El Nino is back, possibly with a vengeance. The complex warm water current has been growing since early this year and it is expected to increase in the fall and winter months. That in itself is putting climatologists on guard for some pretty wild weather forecasting.
In mid-July, the North Pacific sea surface temperature difference from normal was around 1.5 degrees C putting it on a path to becoming a strong El Nino event expected to last the rest of the year and perhaps into early 2016. But if the surface temperature goes to 2 degrees C above normal, we could be facing a rare super El Nino.
But the elephant in the room – or perhaps the whale in the ocean – is the strange warm water “blob” persisting in the North Pacific. All bets are off as to how these two phenomena may interact.
The blob showed up in the fall of 2013 and is an unusually warm mass of water stretching from Alaska to Mexico and half way across the Pacific. It has influenced global weather patterns and is causing havoc to marine ecosystems.
El Nino events often bring warmer, drier winters to the Pacific Northwest with less mountain snowpack and fewer rain events. Given how dry we’ve been this year the last thing we need is a drier than normal wet season in the fall. Sounds like the Darth Vader of weather forecasting.
El Ninos can be bad news for farmers and fishers. According to an economics study done by Texas A&M University, the last big El Nino of 1997-1998 cost about $3 billion in agricultural damage.
According to Roger Pannett, volunteer weather observer for Environment Canada, last month was the driest June in Chilliwack in over 136 years with rainfall totals a mere 8.5 mm, 89 per cent below normal. What’s with that? In fact the only month since January when precipitation was above normal was March. All other months have been well below normal.
Then there’s the heat!
“To date (30 June) in 2015, there have been a record-breaking 44 high temperature records in Chilliwack smashing the previous total of 41 recorded in 2014,” wrote Pannett in his month-end report.
Record breaking temperatures continued to be set in July and as at July 22, there have been 11 days with temperatures in excess of 30 degrees Celsius. The 30-year average for July temperatures over 30 degrees Celsius is three. July , Canada Day, was 34 degrees Celsius, 11.l degrees Celsius above normal!
The worrisome thing is that no one is sure exactly what is going on.

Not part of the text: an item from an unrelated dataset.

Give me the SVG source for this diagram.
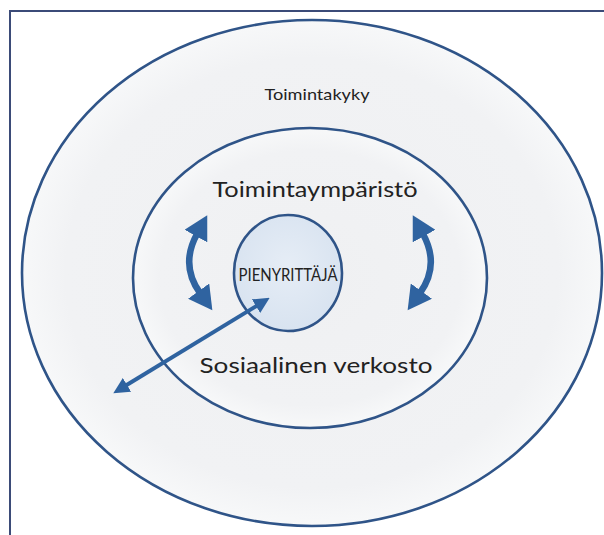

“With a super El Nino, add to that the blob,” said David Phillips, senior climatologist with Environment Canada. “We’ve never seen a situation like this. We’ve seen super El Ninos but not with the blob. Is this going to exacerbate the situation or counterbalance it? With warmer water, I think it could make a humongous El Nino. That would spell disaster. You can put up with one season being hotter or drier than normal but back to back seasons will create a real issue.”
British Columbia is everything about water. It is what defines us. It is our distinctive beauty, our irrigation, our food, our rain forest, our clouds and mists and thundering tides, our hydro power, our salmon, our ski slopes, our river, lakes and streams.
“I’ve been 48 years as a climatologist and I get all excited by half a degree increase in temperature, or a half millimeter more rainfall,” said Phillips. “But you are seeing five-degree increases! You are breaking records by a landslide.”
Indeed. But I don’t want record breaking days anymore. I want sloshy, cold, in-your-face rain.